Eckenrode looked the part of a senior FBI agent: tall, square-jawed with dark hair, in good physical shape. He’d grown up in the Lehigh Valley of Pennsylvania, graduated from St. Francis College, and as an FBI agent helped investigate fraud after the savings-and-loan crisis. He was quietly determined that this new case, the Plame leak, not suffer the same fate as the Shelby investigation.
Of the dozen or so agents offered him from the DC field office, Eckenrode settled on Deborah Bond and several other younger agents, those he felt had energy and determination, who weren’t jaded by the failure of previous leak investigations. Their mandate was to investigate a possible violation of the Intelligence Identities Protection Act prohibiting disclosure of the identity of a covert agent and any related crimes.

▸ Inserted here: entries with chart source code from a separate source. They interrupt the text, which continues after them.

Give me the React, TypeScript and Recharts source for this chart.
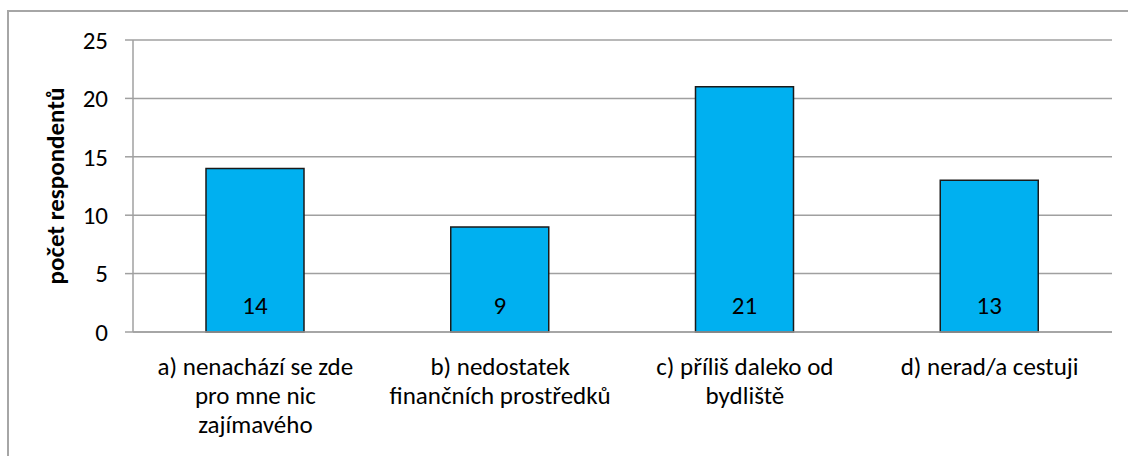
import React from "react";
import { BarChart, Bar, XAxis, YAxis, CartesianGrid, LabelList } from "recharts";

const categories = [
  "a) nenachází se zde\npro mne nic\nzajímavého",
  "b) nedostatek\nfinančních prostředků",
  "c) příliš daleko od\nbydliště",
  "d) nerad/a cestuji",
];
const values = [14, 9, 21, 13];
const yTicks = [0, 5, 10, 15, 20, 25];
const edgeTicks = [0, 1, 2, 3, 4];
const yLabel = "počet respondentů";

const data = categories.map((c, i) => ({ name: c, value: values[i] }));

const FONT = "Carlito, Lato, 'Open Sans', sans-serif";
const FS = 25;

const CatTick = (props: any) => {
  const { x, y, payload } = props;
  const lines = String(payload.value).split("\n");
  return (
    <g transform={`translate(${x},${y})`}>
      {lines.map((l: string, i: number) => (
        <text
          key={i}
          x={0}
          y={i * 29}
          dy={29}
          textAnchor="middle"
          fill="#000"
          fontSize={FS}
          fontFamily={FONT}
        >
          {l}
        </text>
      ))}
    </g>
  );
};

export default function App() {
  return (
    <div style={{ position: "absolute", left: 0, top: 0, width: 1128, height: 456, background: "#fff" }}>
      <div
        style={{
          position: "absolute",
          left: 7,
          top: 10,
          width: 1140,
          height: 470,
          border: "2px solid #a6a6a6",
          boxSizing: "border-box",
        }}
      />
      <BarChart
        width={1128}
        height={456}
        data={data}
        margin={{ top: 40, right: 16, bottom: 0, left: 0 }}
        barCategoryGap="30%"
        style={{ position: "absolute", left: 0, top: 0 }}
      >
        <CartesianGrid vertical={false} stroke="#a0a0a0" strokeWidth={1.5} />
        <XAxis
          dataKey="name"
          xAxisId="cat"
          tick={<CatTick />}
          tickLine={false}
          axisLine={{ stroke: "#a0a0a0", strokeWidth: 1.5 }}
          interval={0}
          height={124}
          tickMargin={8}
        />
        <XAxis
          xAxisId="edges"
          type="number"
          domain={[0, 4]}
          ticks={edgeTicks}
          tick={false}
          tickSize={8}
          tickLine={{ stroke: "#a0a0a0", strokeWidth: 1.5 }}
          axisLine={false}
          height={0}
          orientation="bottom"
          allowDataOverflow
        />
        <YAxis
          domain={[0, 25]}
          ticks={yTicks}
          width={133}
          tickSize={8}
          tickMargin={17}
          tickLine={{ stroke: "#a0a0a0", strokeWidth: 1.5 }}
          axisLine={{ stroke: "#a0a0a0", strokeWidth: 1.5 }}
          tick={{ fill: "#000", fontSize: FS, fontFamily: FONT }}
          label={{
            value: yLabel,
            angle: -90,
            position: "center",
            dx: -11,
            style: { fontWeight: "bold", fontSize: FS, fontFamily: FONT, fill: "#000", textAnchor: "middle" },
          }}
        />
        <Bar
          dataKey="value"
          xAxisId="cat"
          fill="#00B0F0"
          stroke="#1a1a1a"
          strokeWidth={1.5}
          barSize={98}
          isAnimationActive={false}
        >
          <LabelList
            dataKey="value"
            position="insideBottom"
            offset={18}
            fill="#000"
            fontSize={FS}
            fontFamily={FONT}
          />
        </Bar>
      </BarChart>
    </div>
  );
}
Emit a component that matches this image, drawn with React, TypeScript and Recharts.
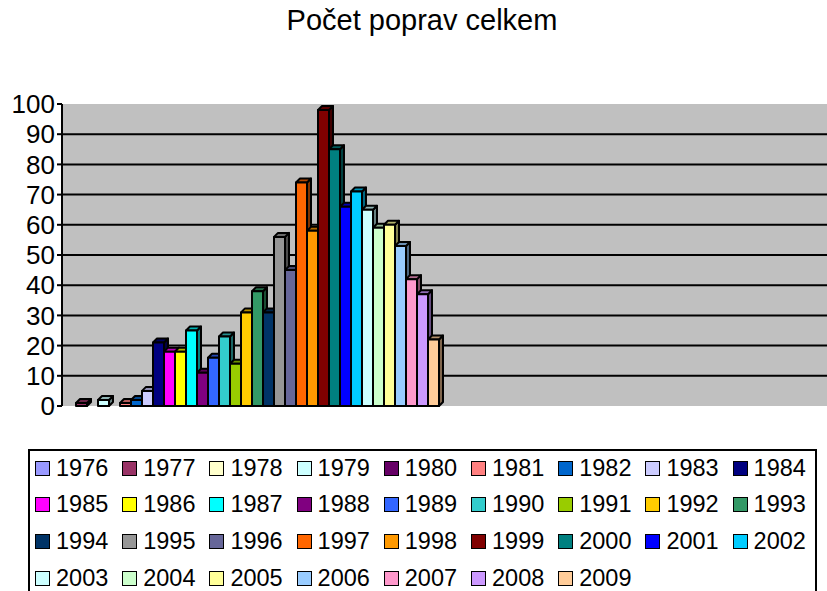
import { BarChart, Bar, XAxis, YAxis, CartesianGrid, Legend } from "recharts";

const years = [
  "1976", "1977", "1978", "1979", "1980", "1981", "1982", "1983", "1984",
  "1985", "1986", "1987", "1988", "1989", "1990", "1991", "1992", "1993",
  "1994", "1995", "1996", "1997", "1998", "1999", "2000", "2001", "2002",
  "2003", "2004", "2005", "2006", "2007", "2008", "2009",
];

const executions = [
  0, 1, 0, 2, 0, 1, 2, 5, 21, 18, 18, 25, 11, 16, 23, 14, 31, 38, 31, 56, 45,
  74, 58, 98, 85, 66, 71, 65, 59, 60, 53, 42, 37, 22,
];

const colors = [
  "#9999FF", "#993366", "#FFFFCC", "#CCFFFF", "#660066", "#FF8080", "#0066CC",
  "#CCCCFF", "#000080", "#FF00FF", "#FFFF00", "#00FFFF", "#800080", "#3366FF",
  "#33CCCC", "#99CC00", "#FFCC00", "#339966", "#003366", "#969696", "#666699",
  "#FF6600", "#FF9900", "#800000", "#008080", "#0000FF", "#00CCFF", "#CCFFFF",
  "#CCFFCC", "#FFFF99", "#99CCFF", "#FF99CC", "#CC99FF", "#FFCC99",
];

const yTicks = [0, 10, 20, 30, 40, 50, 60, 70, 80, 90, 100];
const gridValues = [10, 20, 30, 40, 50, 60, 70, 80, 90];

const row: Record<string, number | string> = { name: "celkem" };
years.forEach((y, i) => {
  row["y" + y] = executions[i];
});
const data = [row, { name: "" }];

const FONT = "'Liberation Sans', Arial, sans-serif";

function shade(hex: string, f: number) {
  const n = parseInt(hex.slice(1), 16);
  const ch = [(n >> 16) & 255, (n >> 8) & 255, n & 255].map((c) =>
    Math.max(0, Math.min(255, Math.round(c * f)))
  );
  return `rgb(${ch[0]},${ch[1]},${ch[2]})`;
}

const Bar3D = (props: any) => {
  const { x, y, width, height, fill } = props;
  if (height == null || height <= 0.5) return <g />;
  const d = 4;
  return (
    <g stroke="#000" strokeWidth={2} strokeLinejoin="round">
      <polygon
        points={`${x + width},${y} ${x + width + d},${y - d} ${x + width + d},${y + height - d} ${x + width},${y + height}`}
        fill={shade(fill, 0.5)}
      />
      <polygon
        points={`${x},${y} ${x + d},${y - d} ${x + width + d},${y - d} ${x + width},${y}`}
        fill={shade(fill, 0.7)}
      />
      <rect x={x} y={y} width={width} height={height} fill={fill} />
    </g>
  );
};

const LegendBox = () => (
  <div
    style={{
      position: "absolute",
      left: 28,
      top: 449,
      width: 789,
      height: 160,
      border: "2px solid #000",
      boxSizing: "border-box",
      background: "#fff",
      fontFamily: FONT,
      fontSize: 23.5,
      color: "#000",
    }}
  >
    {years.map((yr, i) => {
      const col = i % 9;
      const r = Math.floor(i / 9);
      return (
        <div
          key={yr}
          style={{
            position: "absolute",
            left: 5 + col * 87.2,
            top: 3 + r * 36.7,
            height: 28,
            display: "flex",
            alignItems: "center",
            whiteSpace: "nowrap",
          }}
        >
          <span
            style={{
              display: "inline-block",
              width: 13,
              height: 13,
              background: colors[i],
              border: "1.5px solid #000",
              marginRight: 6,
            }}
          />
          {yr}
        </div>
      );
    })}
  </div>
);

export default function App() {
  return (
    <div
      style={{
        position: "absolute",
        left: 0,
        top: 0,
        width: 827,
        height: 591,
        overflow: "hidden",
        background: "#fff",
        fontFamily: FONT,
      }}
    >
      <div
        style={{
          position: "absolute",
          top: 4,
          left: 0,
          width: 844,
          textAlign: "center",
          fontSize: 29,
          color: "#000",
        }}
      >
        Počet poprav celkem
      </div>
      <BarChart
        width={840}
        height={591}
        data={data}
        margin={{ top: 104, right: 0, bottom: 185, left: 0 }}
        barCategoryGap={3}
        barGap={0}
      >
        <CartesianGrid
          vertical={false}
          horizontalValues={gridValues}
          stroke="#000"
          strokeWidth={2}
          fill="#C0C0C0"
          fillOpacity={1}
        />
        <XAxis
          dataKey="name"
          tick={false}
          axisLine={{ stroke: "#000", strokeWidth: 2 }}
          tickLine={false}
          height={0}
        />
        <YAxis
          domain={[0, 100]}
          ticks={yTicks}
          interval={0}
          width={62}
          axisLine={{ stroke: "#000", strokeWidth: 2 }}
          tickLine={{ stroke: "#000", strokeWidth: 2 }}
          tickSize={5}
          tickMargin={2}
          tick={{ fill: "#000", fontSize: 26, fontFamily: FONT }}
        />
        <Legend content={() => null} />
        {years.map((yr, i) => (
          <Bar
            key={yr}
            dataKey={"y" + yr}
            name={yr}
            fill={colors[i]}
            shape={Bar3D}
            isAnimationActive={false}
          />
        ))}
      </BarChart>
      <LegendBox />
    </div>
  );
}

Their primary focus was the two sources mentioned in Novak’s column, which had triggered the investigation. But the agents also had a copy of Matt Cooper’s online article for
Time
reporting that “some government officials” had leaked Plame’s identity to him as well. Who were these administration officials, and how many were leaking Plame’s name to
Time
? Eckenrode wondered. Was the Novak leak part of a broader White House effort to “out” Plame and discredit her husband? All Eckenrode and his team had to go on were the Novak and Cooper articles.